►

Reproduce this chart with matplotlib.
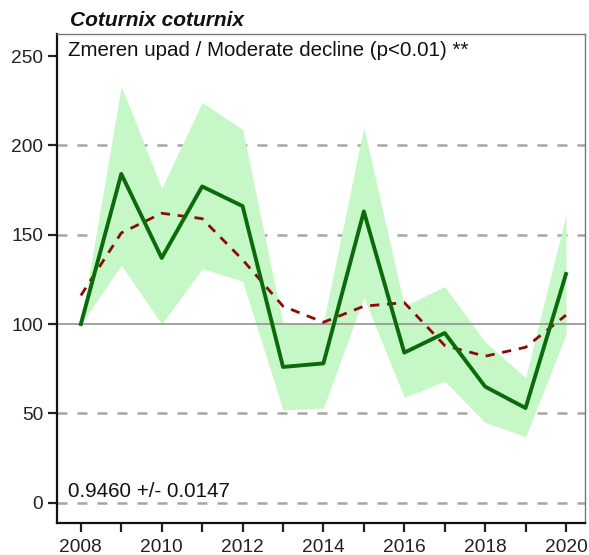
import matplotlib
matplotlib.use("Agg")
import matplotlib.pyplot as plt

plt.rcParams['font.family'] = ['Liberation Sans', 'DejaVu Sans']

years = [2008, 2009, 2010, 2011, 2012, 2013, 2014, 2015, 2016, 2017, 2018, 2019, 2020]
index = [100, 184, 137, 177, 166, 76, 78, 163, 84, 95, 65, 53, 128]
upper = [100, 233, 176, 224, 209, 100, 101, 210, 110, 121, 90, 70, 161]
lower = [100, 133, 100, 131, 124, 52, 53, 115, 59, 68, 45, 37, 94]
trend = [116, 151, 162, 159, 136, 110, 101, 110, 112, 88, 82, 87, 105]

species = "Coturnix coturnix"
trend_label = "Zmeren upad / Moderate decline (p<0.01) **"
slope_label = "0.9460 +/- 0.0147"
grid_levels = [0, 50, 150, 200]
y_ticks = [0, 50, 100, 150, 200, 250]
x_labels = [2008, 2010, 2012, 2014, 2016, 2018, 2020]

fig = plt.figure(figsize=(5.89, 5.55), dpi=100)
ax = fig.add_axes([0.0968, 0.0571, 0.8964, 0.8816])

for lvl in grid_levels:
    ax.axhline(lvl, color='#a6a6a6', lw=1.8, ls=(0, (4, 4)), zorder=1)
ax.axhline(100, color='#9a9a9a', lw=1.3, zorder=2)

ax.fill_between(years, lower, upper, color='#c6f7c6', lw=0, zorder=1.5)
ax.plot(years, trend, color='#8b0a0a', lw=2.0, ls=(0, (3.3, 2.8)), zorder=3)
ax.plot(years, index, color='#0b6b0b', lw=2.8, zorder=4)

ax.set_xlim(2007.41, 2020.47)
ax.set_ylim(-11.5, 262.3)
ax.set_yticks(y_ticks)
ax.set_xticks(years)
ax.set_xticklabels([str(y) if y in x_labels else '' for y in years])
ax.tick_params(axis='both', direction='out', length=6.5, width=1.6,
               labelsize=13.8, colors='#222222', pad=3.5)
ax.tick_params(axis='x', pad=5)

for side in ('left', 'bottom'):
    ax.spines[side].set_linewidth(1.6)
    ax.spines[side].set_color('#111111')
for side in ('top', 'right'):
    ax.spines[side].set_linewidth(1.0)
    ax.spines[side].set_color('#777777')

ax.text(0.021, 0.985, trend_label, transform=ax.transAxes, fontsize=14.8,
        ha='left', va='top', color='#111111')
ax.text(0.021, 0.064, slope_label, transform=ax.transAxes, fontsize=14.8,
        ha='left', va='center', color='#111111')
fig.text(70 / 589, 1 - 20 / 555, species, fontsize=15, fontweight='bold',
         fontstyle='italic', ha='left', va='center', color='#111111')

fig.savefig('out.png', dpi=100)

◄

- Task details: Give every line back word for word and leave the pictures out.

- Solution to this task:
Reproduce this chart with matplotlib.
import matplotlib
matplotlib.use("Agg")
import matplotlib.pyplot as plt

plt.rcParams['font.family'] = ['Liberation Sans', 'DejaVu Sans']

years = [2008, 2009, 2010, 2011, 2012, 2013, 2014, 2015, 2016, 2017, 2018, 2019, 2020]
index = [100, 184, 137, 177, 166, 76, 78, 163, 84, 95, 65, 53, 128]
upper = [100, 233, 176, 224, 209, 100, 101, 210, 110, 121, 90, 70, 161]
lower = [100, 133, 100, 131, 124, 52, 53, 115, 59, 68, 45, 37, 94]
trend = [116, 151, 162, 159, 136, 110, 101, 110, 112, 88, 82, 87, 105]

species = "Coturnix coturnix"
trend_label = "Zmeren upad / Moderate decline (p<0.01) **"
slope_label = "0.9460 +/- 0.0147"
grid_levels = [0, 50, 150, 200]
y_ticks = [0, 50, 100, 150, 200, 250]
x_labels = [2008, 2010, 2012, 2014, 2016, 2018, 2020]

fig = plt.figure(figsize=(5.89, 5.55), dpi=100)
ax = fig.add_axes([0.0968, 0.0571, 0.8964, 0.8816])

for lvl in grid_levels:
    ax.axhline(lvl, color='#a6a6a6', lw=1.8, ls=(0, (4, 4)), zorder=1)
ax.axhline(100, color='#9a9a9a', lw=1.3, zorder=2)

ax.fill_between(years, lower, upper, color='#c6f7c6', lw=0, zorder=1.5)
ax.plot(years, trend, color='#8b0a0a', lw=2.0, ls=(0, (3.3, 2.8)), zorder=3)
ax.plot(years, index, color='#0b6b0b', lw=2.8, zorder=4)

ax.set_xlim(2007.41, 2020.47)
ax.set_ylim(-11.5, 262.3)
ax.set_yticks(y_ticks)
ax.set_xticks(years)
ax.set_xticklabels([str(y) if y in x_labels else '' for y in years])
ax.tick_params(axis='both', direction='out', length=6.5, width=1.6,
               labelsize=13.8, colors='#222222', pad=3.5)
ax.tick_params(axis='x', pad=5)

for side in ('left', 'bottom'):
    ax.spines[side].set_linewidth(1.6)
    ax.spines[side].set_color('#111111')
for side in ('top', 'right'):
    ax.spines[side].set_linewidth(1.0)
    ax.spines[side].set_color('#777777')

ax.text(0.021, 0.985, trend_label, transform=ax.transAxes, fontsize=14.8,
        ha='left', va='top', color='#111111')
ax.text(0.021, 0.064, slope_label, transform=ax.transAxes, fontsize=14.8,
        ha='left', va='center', color='#111111')
fig.text(70 / 589, 1 - 20 / 555, species, fontsize=15, fontweight='bold',
         fontstyle='italic', ha='left', va='center', color='#111111')

fig.savefig('out.png', dpi=100)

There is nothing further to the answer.